The Internet is designed to remember everything, to perfectly catalog and update every piece of information you could possibly need at any moment. And while that’s great for researching penguin migrational patterns and getting the best deal on Bounty Select-a-Size, it’s agonizing for socialization. How long do you spend composing a quip on Twitter? 30 seconds? A minute? Several minutes? How long do you spend composing a quip in person? A split second? Why is there such a difference? While the Internet can be wonderful in allowing everyone to seem clever through revision, it also determines that the heavily broadcasted bad jokes, misspellings, and unintentionally prejudiced statements live on beyond a few quiet moments over dinner, when friends give you an odd look but quickly move on. In person, mistakes are quick to amend.

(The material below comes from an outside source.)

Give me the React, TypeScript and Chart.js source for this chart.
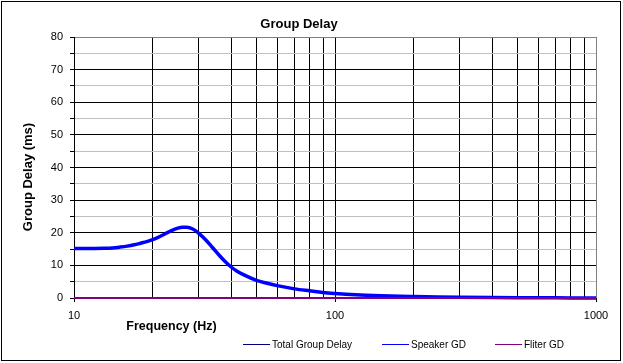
import React, { useEffect, useRef } from "react";
import { Chart, registerables } from "chart.js";

Chart.register(...registerables);

const chartTitle = "Group Delay";
const xTitle = "Frequency (Hz)";
const yTitle = "Group Delay (ms)";

const frequencies = [
  10, 11, 12, 13, 14, 15, 16, 17, 18, 19, 20, 21, 22, 23, 24, 25, 26, 27, 28, 29, 30,
  32, 34, 36, 38, 40, 42, 45, 50, 55, 60, 70, 80, 90, 100, 120, 150, 200, 250, 300,
  400, 500, 700, 1000,
];

const speakerGD = [
  15.2, 15.2, 15.2, 15.25, 15.35, 15.6, 15.9, 16.3, 16.8, 17.3, 17.9, 18.6, 19.4, 20.2,
  20.9, 21.4, 21.7, 21.7, 21.4, 20.8, 19.9, 17.8, 15.4, 13.1, 11.1, 9.5, 8.3, 7.0, 5.4,
  4.5, 3.8, 2.8, 2.2, 1.7, 1.4, 1.0, 0.7, 0.45, 0.3, 0.22, 0.13, 0.09, 0.05, 0.02,
];

const filterGD = [
  0, 0, 0, 0, 0, 0, 0, 0, 0, 0, 0, 0, 0, 0, 0, 0, 0, 0, 0, 0, 0, 0, 0, 0, 0, 0, 0, 0, 0,
  0, 0, 0, 0, 0, 0, 0, 0, 0, 0, 0, 0, 0, 0, 0,
];

const totalGD = [
  15.2, 15.2, 15.2, 15.25, 15.35, 15.6, 15.9, 16.3, 16.8, 17.3, 17.9, 18.6, 19.4, 20.2,
  20.9, 21.4, 21.7, 21.7, 21.4, 20.8, 19.9, 17.8, 15.4, 13.1, 11.1, 9.5, 8.3, 7.0, 5.4,
  4.5, 3.8, 2.8, 2.2, 1.7, 1.4, 1.0, 0.7, 0.45, 0.3, 0.22, 0.13, 0.09, 0.05, 0.02,
];

const seriesNames = ["Total Group Delay", "Speaker GD", "Fliter GD"];
const seriesColors = ["#000080", "#0000FF", "#800080"];

const yMin = 0;
const yMax = 80;
const xMin = 10;
const xMax = 1000;
const xLabelTicks = [10, 100, 1000];

const FONT = "'Liberation Sans', Arial, sans-serif";

function toPoints(vals: number[]) {
  return frequencies.map((f, i) => ({ x: f, y: vals[i] }));
}

const overlayPlugin = {
  id: "overlay",
  afterDraw(chart: any) {
    const ctx = chart.ctx as CanvasRenderingContext2D;
    const area = chart.chartArea;
    ctx.save();
    // outer border
    ctx.strokeStyle = "#000";
    ctx.lineWidth = 1;
    ctx.strokeRect(1.5, 1.5, 619, 359);

    ctx.fillStyle = "#000";
    // title
    ctx.font = `bold 13px ${FONT}`;
    ctx.textAlign = "center";
    ctx.textBaseline = "alphabetic";
    ctx.fillText(chartTitle, 299, 28);

    // x title
    ctx.font = `bold 12.5px ${FONT}`;
    ctx.fillText(xTitle, area.left + 97.5, 330);

    // y title
    ctx.save();
    ctx.translate(28.5, 177);
    ctx.rotate(-Math.PI / 2);
    ctx.font = `bold 13px ${FONT}`;
    ctx.textBaseline = "middle";
    ctx.fillText(yTitle, 0, 0);
    ctx.restore();

    // legend
    const legendX = [243, 382, 495];
    ctx.font = `10px ${FONT}`;
    ctx.textAlign = "left";
    ctx.textBaseline = "alphabetic";
    chart.data.datasets.forEach((ds: any, i: number) => {
      const lx = legendX[i];
      ctx.strokeStyle = ds.borderColor;
      ctx.lineWidth = 1;
      ctx.beginPath();
      ctx.moveTo(lx, 344.5);
      ctx.lineTo(lx + 27, 344.5);
      ctx.stroke();
      ctx.fillStyle = "#000";
      ctx.fillText(ds.label, lx + 29, 348);
    });
    ctx.restore();
  },
};

export default function App() {
  const canvasRef = useRef<HTMLCanvasElement | null>(null);

  useEffect(() => {
    document.body.style.margin = "0";
    const canvas = canvasRef.current;
    if (!canvas) return;
    const chart = new Chart(canvas, {
      type: "line",
      data: {
        datasets: [
          {
            label: seriesNames[0],
            data: toPoints(totalGD),
            borderColor: seriesColors[0],
            borderWidth: 1,
            pointRadius: 0,
            cubicInterpolationMode: "monotone",
            clip: false,
            order: 3,
          },
          {
            label: seriesNames[1],
            data: toPoints(speakerGD),
            borderColor: seriesColors[1],
            borderWidth: 3.5,
            pointRadius: 0,
            cubicInterpolationMode: "monotone",
            clip: false,
            order: 2,
          },
          {
            label: seriesNames[2],
            data: toPoints(filterGD),
            borderColor: seriesColors[2],
            borderWidth: 2,
            pointRadius: 0,
            tension: 0,
            clip: false,
            order: 1,
          },
        ],
      },
      options: {
        responsive: false,
        animation: false,
        devicePixelRatio: 1,
        layout: { padding: { top: 37, right: 27, bottom: 0, left: 0 } },
        plugins: {
          legend: { display: false },
          title: { display: false },
          tooltip: { enabled: false },
        },
        scales: {
          x: {
            type: "logarithmic",
            min: xMin,
            max: xMax,
            afterFit: (scale: any) => {
              scale.height = 65;
            },
            afterBuildTicks: (scale: any) => {
              const t: any[] = [];
              for (let d = 10; d < 1000; d *= 10) {
                for (let m = 1; m < 10; m++) t.push({ value: d * m });
              }
              t.push({ value: 1000 });
              scale.ticks = t;
            },
            border: { color: "#000", width: 1 },
            grid: {
              color: (c: any) => (c.tick && c.tick.value === xMax ? "#808080" : "#000"),
              lineWidth: 1,
              tickLength: 4,
              tickColor: (c: any) =>
                c.tick && xLabelTicks.includes(c.tick.value) ? "#000" : "rgba(0,0,0,0)",
            },
            ticks: {
              autoSkip: false,
              maxRotation: 0,
              minRotation: 0,
              padding: 7,
              color: "#000",
              font: { family: FONT, size: 11 },
              callback: (v: any) => (xLabelTicks.includes(Number(v)) ? String(v) : ""),
            },
          },
          y: {
            min: yMin,
            max: yMax,
            afterFit: (scale: any) => {
              scale.width = 74;
            },
            border: { color: "#000", width: 1 },
            grid: {
              color: (c: any) => {
                const v = c.tick ? c.tick.value : 0;
                if (v === yMax) return "#808080";
                return v % 10 === 0 ? "#000" : "#c0c0c0";
              },
              lineWidth: 1,
              tickLength: 4,
              tickColor: "#000",
            },
            ticks: {
              stepSize: 5,
              padding: 7,
              color: "#000",
              font: { family: FONT, size: 11 },
              callback: (v: any) => (Number(v) % 10 === 0 ? String(v) : ""),
            },
          },
        },
      },
      plugins: [overlayPlugin],
    });
    return () => chart.destroy();
  }, []);

  return (
    <div style={{ width: 623, height: 363, background: "#fff" }}>
      <canvas ref={canvasRef} width={623} height={363} style={{ display: "block" }} />
    </div>
  );
}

On the Internet, our idiocy is immortal.
Poke/Snapchat allow you to whisper, and they allow for those whispers to be forgotten again. Their privacy is imperfect, and that’s an engineering problem that needs to be solved to support the design. It’s no doubt time for Apple’s walled-garden to kick in and allow developers to easily block screenshots in the SDK, assuming they can’t yet.
Now, the popularity of Poke is rapidly declining. As of the time this was written, Poke was already #34 in the App Store—not a great showing for a product of the preeminent social network—and it’s not totally surprising, either. We’re already trained to communicate on Facebook a certain way. For Facebook to change our behavior, it will take more time and a more thoughtful design to reshape it. Meanwhile, Snapchat has raised a wave of VC funding and will likely grow before the fad ends. With no operational lineage, we’re already used to “snapchatting” on Snapchat.
Yet independently of these two apps, don’t expect the core philosophy behind their design to go anywhere soon. Yes, their privacy is imperfect, but the sentiment feels revolutionary for a reason: In an Internet that remembers everything, we’re all just eager to make some mistakes.